Mais il peut tout aussi bien s'agir de matériel récupéré par les artisans et stocké dans l'attente d'une réutilisation. Il est donc important de rester prudent quant à l'interprétation de ce genre de découverte. Là aussi la confrontation archéométrie-archéologie est primordiale afin d'éviter tout raccourci hâtif.

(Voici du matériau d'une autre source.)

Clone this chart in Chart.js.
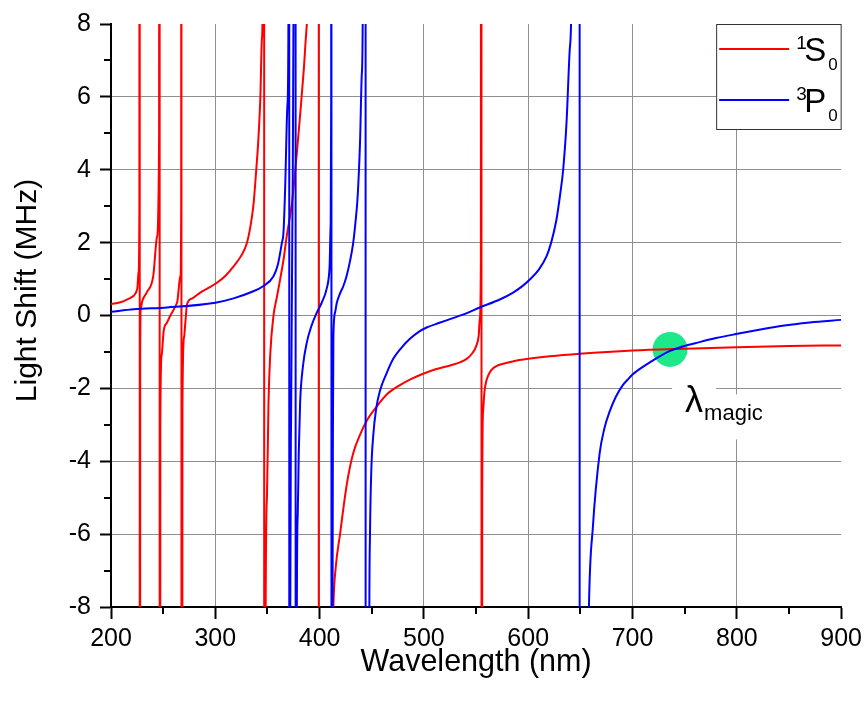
<!DOCTYPE html>
<html>
<head>
<meta charset="utf-8">
<script src="https://cdn.jsdelivr.net/npm/chart.js@4/dist/chart.umd.min.js"></script>
<style>
  html, body { margin: 0; padding: 0; background: #fff; }
  #wrap { width: 867px; height: 704px; }
</style>
</head>
<body>
<div id="wrap"><canvas id="c" width="867" height="704"></canvas></div>
<script>
// ---------- data ----------
// [wavelength nm, light shift MHz]; +-60 marks where a curve runs through a resonance
const s0Curve = [
  [200, 0.31], [210, 0.37], [215.5, 0.44], [221.8, 0.54], [225.1, 0.72], [226.5, 1.2], [227.2, 3], [227.5, 60],
  [227.6, -60], [228.0, -1], [228.6, 0.2], [230, 0.4], [234.2, 0.63], [240.5, 1.08], [244.2, 2.17], [246.1, 4.9], [246.6, 60],
  [246.7, -60], [247.3, -3], [248.5, -1.1], [250.5, -0.42], [253.8, -0.19], [256.9, 0], [263.3, 0.35], [266.5, 1.08], [267.3, 3], [267.5, 60],
  [267.6, -60], [268.5, -2.5], [270, -0.6], [271.3, -0.19], [272.9, 0.31], [278, 0.47], [285.6, 0.63], [293, 0.75], [301.6, 0.9],
  [310, 1.1], [317.5, 1.35], [325, 1.65], [330.3, 1.99], [334, 2.5], [336.7, 3.07], [339, 3.9], [341.4, 4.89], [343.2, 6.0],
  [344.7, 7.6], [345.3, 8.3], [346.8, 60],
  [346.9, -60], [348.3, -8], [349.5, -5], [351, -2.4], [352.6, -1.1], [355.8, 0], [359, 0.5], [362.2, 1.0], [365.5, 1.55],
  [368.6, 2.2], [373.4, 3.07], [378, 4.4], [381.3, 5.5], [384.7, 6.7], [387.8, 8], [392, 11], [399.1, 60],
  [399.3, -60], [406, -20], [413.2, -8], [415.5, -6.9], [419.6, -6.0], [426, -4.64], [432, -3.8], [438.8, -3.27], [446, -2.85],
  [454.7, -2.5], [465, -2.15], [477, -1.91], [488, -1.74], [499.3, -1.6], [512, -1.47], [525, -1.37], [535, -1.28], [541, -1.19],
  [546, -1.05], [550.4, -0.82], [552.5, -0.55], [553.6, -0.1], [554.6, 1.5], [555.1, 60],
  [555.3, -60], [555.9, -5], [556.7, -2.64], [558, -2.1], [560, -1.78], [563, -1.57], [566.3, -1.45], [570, -1.38], [575, -1.33],
  [585, -1.26], [600, -1.19], [620.6, -1.12], [649.3, -1.05], [700, -0.96], [750, -0.91], [800, -0.87], [850, -0.84], [900, -0.82]
];

const p0Curve = [
  [200, 0.1], [221.8, 0.17], [253.8, 0.22], [300, 0.35], [317.5, 0.47], [333.5, 0.63], [346.2, 0.81], [355.8, 1.08],
  [360, 1.4], [363.8, 1.99], [365.4, 2.3], [367, 3.53], [369.2, 5.8], [370.1, 8], [370.8, 60],
  [371.0, -60], [371.9, -8], [372.6, -3], [373.3, 0], [374.0, 3], [374.9, 8], [376.9, 60],
  [377.1, -60], [378.2, -8], [379, -5.5], [380, -3.8], [381.3, -2.4], [384, -1.4], [387.8, -0.73], [392, -0.3], [397.3, 0.08],
  [402, 0.35], [406.9, 0.75], [409.5, 1.3], [410.6, 2.5], [411.1, 6], [411.3, 60],
  [411.4, -60], [412.4, -8], [412.8, -3], [413.2, -0.6], [414.8, 0.08], [416.5, 0.35], [419.5, 0.6], [422.8, 0.81], [426, 1.1],
  [429.2, 1.5], [432, 1.95], [434, 2.45], [436.2, 3.15], [437.1, 3.6], [438.8, 4.8], [440.4, 6.6], [441.3, 8], [444.0, 60],
  [444.2, -60], [447.7, -8], [448.3, -6.0], [449.5, -4.3], [451.5, -3.27], [454, -2.6], [458, -2.05], [464, -1.6], [470.6, -1.19],
  [478, -0.9], [486.6, -0.64], [495, -0.45], [502.6, -0.33], [515, -0.2], [525, -0.1], [540, 0.05], [553.6, 0.22], [572.7, 0.44],
  [585.5, 0.63], [595, 0.82], [601.5, 0.99], [610, 1.25], [617.5, 1.62], [622, 2.0], [627, 2.62], [630.5, 3.3], [633.5, 4.0],
  [636.8, 5.34], [639.8, 7.3], [641.4, 8.6], [649.2, 60],
  [649.4, -60], [655, -15], [658.2, -8], [662, -5.8], [668.4, -3.8], [673, -3.1], [678, -2.64], [684, -2.23], [690.7, -1.91],
  [695, -1.77], [700, -1.62], [709.9, -1.41], [718, -1.26], [726, -1.12], [735.4, -0.98], [748, -0.85], [764.1, -0.73],
  [780, -0.62], [799.2, -0.51], [820, -0.4], [843.8, -0.28], [870, -0.19], [900, -0.12]
];

const magicPoint = [{ x: 736, y: -0.93 }];
const xTicks = [200, 300, 400, 500, 600, 700, 800, 900];
const yTicks = [-8, -6, -4, -2, 0, 2, 4, 6, 8];

const FONT = "'Liberation Sans', Arial, sans-serif";

// ---------- extras: minor ticks, y title, legend, label ----------
const extras = {
  id: 'extras',
  afterDraw(chart) {
    const { ctx, chartArea: a, scales: { x, y } } = chart;
    ctx.save();
    // minor ticks
    ctx.strokeStyle = '#000';
    ctx.lineWidth = 2;
    ctx.beginPath();
    for (let i = 0; i < xTicks.length - 1; i++) {
      const px = Math.round(x.getPixelForValue((xTicks[i] + xTicks[i + 1]) / 2));
      ctx.moveTo(px, a.bottom); ctx.lineTo(px, a.bottom + 7);
    }
    for (let i = 0; i < yTicks.length - 1; i++) {
      const py = Math.round(y.getPixelForValue((yTicks[i] + yTicks[i + 1]) / 2));
      ctx.moveTo(a.left, py); ctx.lineTo(a.left - 7, py);
    }
    ctx.stroke();

    // y axis title (sits a little above the axis centre, as in the original)
    ctx.save();
    ctx.translate(28, (a.top + a.bottom) / 2 - 25);
    ctx.rotate(-Math.PI / 2);
    ctx.fillStyle = '#000';
    ctx.font = '30px ' + FONT;
    ctx.textAlign = 'center';
    ctx.textBaseline = 'middle';
    ctx.fillText('Light Shift (MHz)', 0, 0);
    ctx.restore();

    // lambda_magic label with white backing
    const cx = x.getPixelForValue(magicPoint[0].x), cy = y.getPixelForValue(magicPoint[0].y);
    ctx.fillStyle = '#fff';
    ctx.fillRect(cx + 2, cy + 31, 44, 48);
    ctx.fillRect(cx + 46, cy + 45, 54, 45);
    ctx.fillStyle = '#000';
    ctx.textBaseline = 'alphabetic';
    ctx.font = '36px ' + FONT;
    ctx.fillText('λ', cx + 15, cy + 63);
    ctx.font = '22px ' + FONT;
    ctx.fillText('magic', cx + 34, cy + 71);

    // legend box
    const bx = a.right - 125, by = a.top;
    ctx.fillStyle = '#fff';
    ctx.fillRect(bx, by, 125, 105);
    ctx.strokeStyle = '#333';
    ctx.lineWidth = 1;
    ctx.strokeRect(bx + 0.5, by + 0.5, 124.5, 105);
    const rows = [
      { color: '#ff0000', sup: '1', main: 'S', sub: '0', y: by + 25 },
      { color: '#0000ff', sup: '3', main: 'P', sub: '0', y: by + 76 }
    ];
    rows.forEach(r => {
      ctx.strokeStyle = r.color;
      ctx.lineWidth = 2;
      ctx.beginPath();
      ctx.moveTo(bx + 3, r.y); ctx.lineTo(bx + 73, r.y);
      ctx.stroke();
      ctx.fillStyle = '#000';
      ctx.font = '19px ' + FONT;
      ctx.fillText(r.sup, bx + 80, r.y);
      ctx.font = '33px ' + FONT;
      ctx.fillText(r.main, bx + 88, r.y + 12);
      ctx.font = '17px ' + FONT;
      ctx.fillText(r.sub, bx + 112, r.y + 21);
    });
    ctx.restore();
  }
};

const gridColor = (edge) => (c) => (c.tick && c.tick.value === edge) ? 'rgba(0,0,0,0)' : '#8f8f8f';

const lineStyle = { showLine: true, borderWidth: 2, pointRadius: 0, cubicInterpolationMode: 'monotone', clip: 0 };

const ctx = document.getElementById('c').getContext('2d');
new Chart(ctx, {
  type: 'scatter',
  data: {
    datasets: [
      { ...lineStyle, label: '1S0', data: s0Curve.map(([x, y]) => ({ x, y })), borderColor: '#ff0000', order: 1 },
      { ...lineStyle, label: '3P0', data: p0Curve.map(([x, y]) => ({ x, y })), borderColor: '#0000ff', order: 0 },
      { label: 'magic', data: magicPoint, pointRadius: 17.5, backgroundColor: '#1de98b', borderWidth: 0, order: 5 }
    ]
  },
  options: {
    responsive: false,
    animation: false,
    layout: { padding: { top: 19, right: 25, left: 0, bottom: 0 } },
    plugins: { legend: { display: false }, tooltip: { enabled: false } },
    scales: {
      x: {
        type: 'linear', min: 200, max: 900,
        afterBuildTicks: s => { s.ticks = xTicks.map(v => ({ value: v })); },
        afterFit: s => { s.height = 97; },
        ticks: { color: '#000', font: { family: FONT, size: 25 }, padding: 5, maxRotation: 0 },
        grid: { color: gridColor(900), tickColor: '#000', tickLength: 12, tickWidth: 2, lineWidth: 1 },
        border: { color: '#000', width: 2 },
        title: { display: true, text: 'Wavelength (nm)', color: '#000', font: { family: FONT, size: 30.5 }, padding: { bottom: 23 } }
      },
      y: {
        type: 'linear', min: -8, max: 8,
        afterBuildTicks: s => { s.ticks = yTicks.map(v => ({ value: v })); },
        afterFit: s => { s.width = 111; },
        ticks: { color: '#000', font: { family: FONT, size: 25 }, padding: 9 },
        grid: { color: gridColor(8), tickColor: '#000', tickLength: 11, tickWidth: 2, lineWidth: 1 },
        border: { color: '#000', width: 2 },
        title: { display: false }
      }
    }
  },
  plugins: [extras]
});
</script>
</body>
</html>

Les ateliers de métallurgie de Marea

Situé à une quarantaine de kilomètre au sud-ouest d'Alexandrie, en bordure du lac Mariout, le site de Marea, port important dans l'antiquité, est aussi un site clef pour ce projet de recherche en archéométallurgie. Les diverses campagnes de fouille qui ont été menées sur ce site depuis la fin des années soixante-dix ont mis au jour d'importants bâtiments datés de l'époque byzantine (thermes, huilerie, magasins,....). Ce site est interprété comme une étape de pèlerinage et un avant-poste militaire à l'époque byzantine. Les dernières prospections effectuées sur l'île située au nord-est du site (raccordée à la terre ferme par une chaussée) ont permis de mettre en évidence la présence d'ateliers de bronziers et de forges : zones de concentration de scories et de parois de fours, de fragments de tôles de fer, présence de fours encore en place qui semblent associés au travail du bronze, présence de rebuts en bronze, affleurements de murs, ... Une première campagne de fouilles se déroulera au printemps 2003 au début de laquelle une topographie fine et une prospection géophysique de la totalité de l'île seront effectuées, ce qui pourra permettre d'avoir une vision globale de l'organisation des structures enfouies et d'effectuer des choix plus judicieux sur les zones à fouiller en priorité.